Regarding the financial problems of his borough and others around London, Richard Watts, told The Independent in October 2018 :
“As a result less money is being spent on the other services that keep our communities running such as libraries, local roads, early intervention and local welfare support,” he added.
“unprecedented” funding pressures and demand for adult and children’s social care and homelessness services was “pushing councils to the limit”.
Yet, to Watts and his fellow councilors in Islington, backing partisans for a foreign country – Israel — took precedence over the pressing needs of the people whom they are supposed to represent.
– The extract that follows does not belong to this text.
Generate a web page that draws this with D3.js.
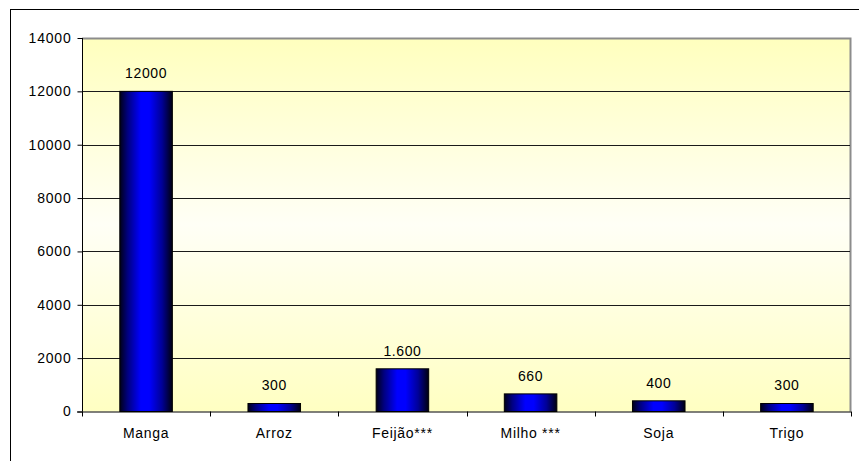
<!DOCTYPE html>
<html>
<head>
<meta charset="utf-8">
<script src="https://cdn.jsdelivr.net/npm/d3@7"></script>
<style>
  html, body { margin: 0; padding: 0; background: #fff; }
  svg { display: block; font-family: Arial, "Liberation Sans", sans-serif; }
</style>
</head>
<body>
<svg id="chart" width="859" height="461"></svg>
<script>
// Production by crop
const categories = ["Manga", "Arroz", "Feijão***", "Milho ***", "Soja", "Trigo"];
const values = [12000, 300, 1600, 660, 400, 300];
const valueLabels = ["12000", "300", "1.600", "660", "400", "300"];
const yTicks = [0, 2000, 4000, 6000, 8000, 10000, 12000, 14000];

const svg = d3.select("#chart");
const W = 859, H = 461;
const plot = { left: 82, top: 38, right: 851, bottom: 411.5 };
const FONT = "Arial, 'Liberation Sans', sans-serif";

// Outer frame
svg.append("rect")
  .attr("x", 10.5).attr("y", 9.5)
  .attr("width", W + 20).attr("height", H + 20)
  .attr("fill", "#fff").attr("stroke", "#000").attr("stroke-width", 1);

const defs = svg.append("defs");
const bg = defs.append("linearGradient").attr("id", "bg")
  .attr("x1", 0).attr("y1", 0).attr("x2", 0).attr("y2", 1);
bg.append("stop").attr("offset", "0%").attr("stop-color", "#ffffbe");
bg.append("stop").attr("offset", "50%").attr("stop-color", "#fffff6");
bg.append("stop").attr("offset", "100%").attr("stop-color", "#ffffc2");

const barGrad = defs.append("linearGradient").attr("id", "bar")
  .attr("x1", 0).attr("y1", 0).attr("x2", 1).attr("y2", 0);
barGrad.append("stop").attr("offset", "0%").attr("stop-color", "#000018");
barGrad.append("stop").attr("offset", "15%").attr("stop-color", "#000080");
barGrad.append("stop").attr("offset", "40%").attr("stop-color", "#0000ff");
barGrad.append("stop").attr("offset", "56%").attr("stop-color", "#0000ff");
barGrad.append("stop").attr("offset", "80%").attr("stop-color", "#000098");
barGrad.append("stop").attr("offset", "100%").attr("stop-color", "#000010");

const x = d3.scaleBand().domain(categories)
  .range([plot.left, plot.right]).paddingInner(0).paddingOuter(0);
const y = d3.scaleLinear().domain([0, 14000]).range([plot.bottom, plot.top]);

// Plot background
svg.append("rect")
  .attr("x", plot.left).attr("y", plot.top)
  .attr("width", plot.right - plot.left).attr("height", plot.bottom - plot.top)
  .attr("fill", "url(#bg)");

// Plot border (top and right in gray)
svg.append("path")
  .attr("d", `M${plot.left},${plot.top + 0.5}H${plot.right - 0.5}V${plot.bottom}`)
  .attr("fill", "none").attr("stroke", "#8c8c8c").attr("stroke-width", 2);

// Gridlines
svg.append("g")
  .selectAll("line")
  .data(yTicks.filter(t => t > 0 && t < 14000))
  .join("line")
  .attr("x1", plot.left).attr("x2", plot.right - 1)
  .attr("y1", d => Math.round(y(d)) + 0.5).attr("y2", d => Math.round(y(d)) + 0.5)
  .attr("stroke", "#1a1a1a").attr("stroke-width", 1);

// Bars
const barW = x.bandwidth() * 0.41;
svg.append("g")
  .selectAll("rect")
  .data(values)
  .join("rect")
  .attr("x", (d, i) => x(categories[i]) + (x.bandwidth() - barW) / 2)
  .attr("y", d => y(d))
  .attr("width", barW)
  .attr("height", d => plot.bottom - y(d))
  .attr("fill", "url(#bar)")
  .attr("stroke", "#000").attr("stroke-width", 1);

// Value labels
svg.append("g")
  .selectAll("text")
  .data(values)
  .join("text")
  .attr("x", (d, i) => x(categories[i]) + x.bandwidth() / 2)
  .attr("y", d => y(d) - 13)
  .attr("text-anchor", "middle")
  .attr("font-size", 14)
  .attr("letter-spacing", 0.6)
  .attr("fill", "#000")
  .text((d, i) => valueLabels[i]);

// Y axis
const yAxis = svg.append("g")
  .attr("transform", `translate(${plot.left + 0.5},0)`)
  .call(d3.axisLeft(y).tickValues(yTicks).tickSize(5).tickPadding(6).tickFormat(d3.format("d")));
yAxis.select(".domain").attr("stroke", "#000").attr("d", `M0,${plot.top}V${plot.bottom}`);
yAxis.selectAll(".tick line").attr("stroke", "#000");
yAxis.selectAll(".tick text")
  .attr("font-size", 14).attr("fill", "#000")
  .attr("letter-spacing", 0.8)
  .attr("font-family", FONT);

// X axis
const xAxis = svg.append("g")
  .attr("transform", `translate(0,${plot.bottom})`);
xAxis.append("line")
  .attr("x1", plot.left - 5).attr("x2", plot.right)
  .attr("y1", 0.5).attr("y2", 0.5)
  .attr("stroke", "#000");
const boundaries = categories.map(c => x(c)).concat([x(categories[categories.length - 1]) + x.bandwidth()]);
xAxis.selectAll("line.tk")
  .data(boundaries)
  .join("line").attr("class", "tk")
  .attr("x1", d => Math.round(d) + 0.5).attr("x2", d => Math.round(d) + 0.5)
  .attr("y1", 0).attr("y2", 5)
  .attr("stroke", "#000");
xAxis.selectAll("text")
  .data(categories)
  .join("text")
  .attr("x", d => x(d) + x.bandwidth() / 2)
  .attr("y", 26)
  .attr("text-anchor", "middle")
  .attr("font-size", 14)
  .attr("letter-spacing", 0.7)
  .attr("fill", "#000")
  .text(d => d);
</script>
</body>
</html>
Either Watts was inexcusably careless with scarce town funds or a deal was made and he knew that he could depend on Likud-Herut to back him. Or, like politicians all across Europe and the US facing the power of the Israel lobby, he knew he couldn’t afford to say no.
According to Simkin’s web site, Gideon Benaim “has extensive expertise in the areas of defamation, privacy, harassment and copyright.” Perhaps it is not a coincidence that immediately after Islington brought in Simkins, identical statements from an unnamed Labour spokesman describing Atzmon as “a vile antisemite” appeared in both the BBC and The Guardian. Perhaps a lawyer experienced in defending people against defamation would also know how to perpetrate it. Perhaps this was Benaim’s opening move. Character assassination is a common tactic in cases that have a weak legal foundation, such as this one, as it goes a long way to convicting the accused before their case ever reaches a courtroom.
The involvement of Likud-Herut in the attack on Gilad Atzmon, and Islington’s official backing of that attack, constitutes a monumental scandal. This wasn’t just a stupid mistake; it was a hit. It is an affront to reason that an an arch-racist organization like Likud, who from the beginning have stood for the removal of the people of Palestine from their own land by means of terror, murder, and forced expulsion, could possibly claim they they were defamed by someone pointing out these very crimes. There is a case of defamation here for sure – the defamation of Gilad Atzmon. For Zionists, defamation is nothing more than a tool to destroy opponents who can’t be dealt with by other means. We are long since tired of truth tellers being accused of antisemitism. We’re tired of national and local resources being used to prop up the criminal state of Israel. Coercion by advocates for Israel is at the center of this issue in Islington, as it is in many other towns and many other countries. For the sake of Palestine and our own sovereignty, it has to be called out and stopped.